Every line below is to be copied exactly, with the pictures left out.
= = = = = = =
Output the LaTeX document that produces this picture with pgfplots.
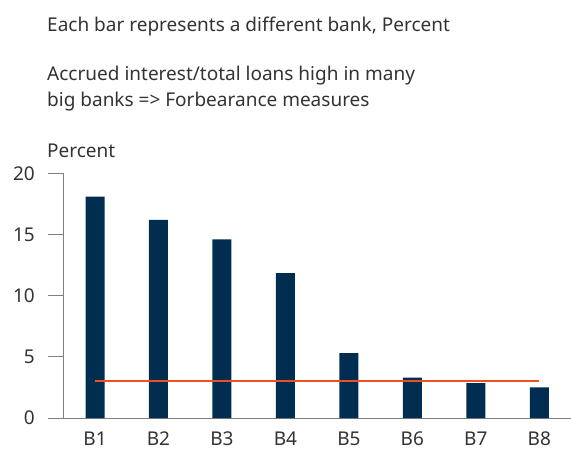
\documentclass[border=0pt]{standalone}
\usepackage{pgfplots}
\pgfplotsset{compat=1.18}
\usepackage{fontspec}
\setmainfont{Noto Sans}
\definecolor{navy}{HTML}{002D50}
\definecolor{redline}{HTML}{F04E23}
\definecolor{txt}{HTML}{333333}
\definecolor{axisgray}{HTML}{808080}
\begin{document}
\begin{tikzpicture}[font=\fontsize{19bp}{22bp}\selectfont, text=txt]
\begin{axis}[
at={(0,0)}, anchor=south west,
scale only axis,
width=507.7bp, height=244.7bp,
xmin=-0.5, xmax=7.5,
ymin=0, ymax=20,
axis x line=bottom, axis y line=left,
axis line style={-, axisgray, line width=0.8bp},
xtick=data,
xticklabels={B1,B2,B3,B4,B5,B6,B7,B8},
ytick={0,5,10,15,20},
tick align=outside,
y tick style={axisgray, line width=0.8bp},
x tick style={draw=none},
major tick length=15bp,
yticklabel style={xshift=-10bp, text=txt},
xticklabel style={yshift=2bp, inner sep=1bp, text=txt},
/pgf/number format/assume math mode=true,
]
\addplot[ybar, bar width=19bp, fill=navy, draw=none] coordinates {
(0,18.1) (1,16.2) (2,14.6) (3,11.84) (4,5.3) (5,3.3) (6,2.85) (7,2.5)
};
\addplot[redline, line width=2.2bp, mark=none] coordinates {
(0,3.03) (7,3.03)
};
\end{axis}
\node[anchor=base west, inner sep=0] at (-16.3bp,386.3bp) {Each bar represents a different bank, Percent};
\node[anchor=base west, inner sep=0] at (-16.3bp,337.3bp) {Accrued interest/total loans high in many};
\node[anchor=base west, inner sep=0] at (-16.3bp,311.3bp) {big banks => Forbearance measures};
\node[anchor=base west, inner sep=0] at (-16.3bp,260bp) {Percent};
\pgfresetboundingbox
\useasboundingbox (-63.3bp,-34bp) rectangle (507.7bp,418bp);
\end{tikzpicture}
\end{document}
= = = = = = =
(Task result):
Output the LaTeX document that produces this picture with pgfplots.
\documentclass[border=0pt]{standalone}
\usepackage{pgfplots}
\pgfplotsset{compat=1.18}
\usepackage{fontspec}
\setmainfont{Noto Sans}
\definecolor{navy}{HTML}{002D50}
\definecolor{redline}{HTML}{F04E23}
\definecolor{txt}{HTML}{333333}
\definecolor{axisgray}{HTML}{808080}
\begin{document}
\begin{tikzpicture}[font=\fontsize{19bp}{22bp}\selectfont, text=txt]
\begin{axis}[
at={(0,0)}, anchor=south west,
scale only axis,
width=507.7bp, height=244.7bp,
xmin=-0.5, xmax=7.5,
ymin=0, ymax=20,
axis x line=bottom, axis y line=left,
axis line style={-, axisgray, line width=0.8bp},
xtick=data,
xticklabels={B1,B2,B3,B4,B5,B6,B7,B8},
ytick={0,5,10,15,20},
tick align=outside,
y tick style={axisgray, line width=0.8bp},
x tick style={draw=none},
major tick length=15bp,
yticklabel style={xshift=-10bp, text=txt},
xticklabel style={yshift=2bp, inner sep=1bp, text=txt},
/pgf/number format/assume math mode=true,
]
\addplot[ybar, bar width=19bp, fill=navy, draw=none] coordinates {
(0,18.1) (1,16.2) (2,14.6) (3,11.84) (4,5.3) (5,3.3) (6,2.85) (7,2.5)
};
\addplot[redline, line width=2.2bp, mark=none] coordinates {
(0,3.03) (7,3.03)
};
\end{axis}
\node[anchor=base west, inner sep=0] at (-16.3bp,386.3bp) {Each bar represents a different bank, Percent};
\node[anchor=base west, inner sep=0] at (-16.3bp,337.3bp) {Accrued interest/total loans high in many};
\node[anchor=base west, inner sep=0] at (-16.3bp,311.3bp) {big banks => Forbearance measures};
\node[anchor=base west, inner sep=0] at (-16.3bp,260bp) {Percent};
\pgfresetboundingbox
\useasboundingbox (-63.3bp,-34bp) rectangle (507.7bp,418bp);
\end{tikzpicture}
\end{document}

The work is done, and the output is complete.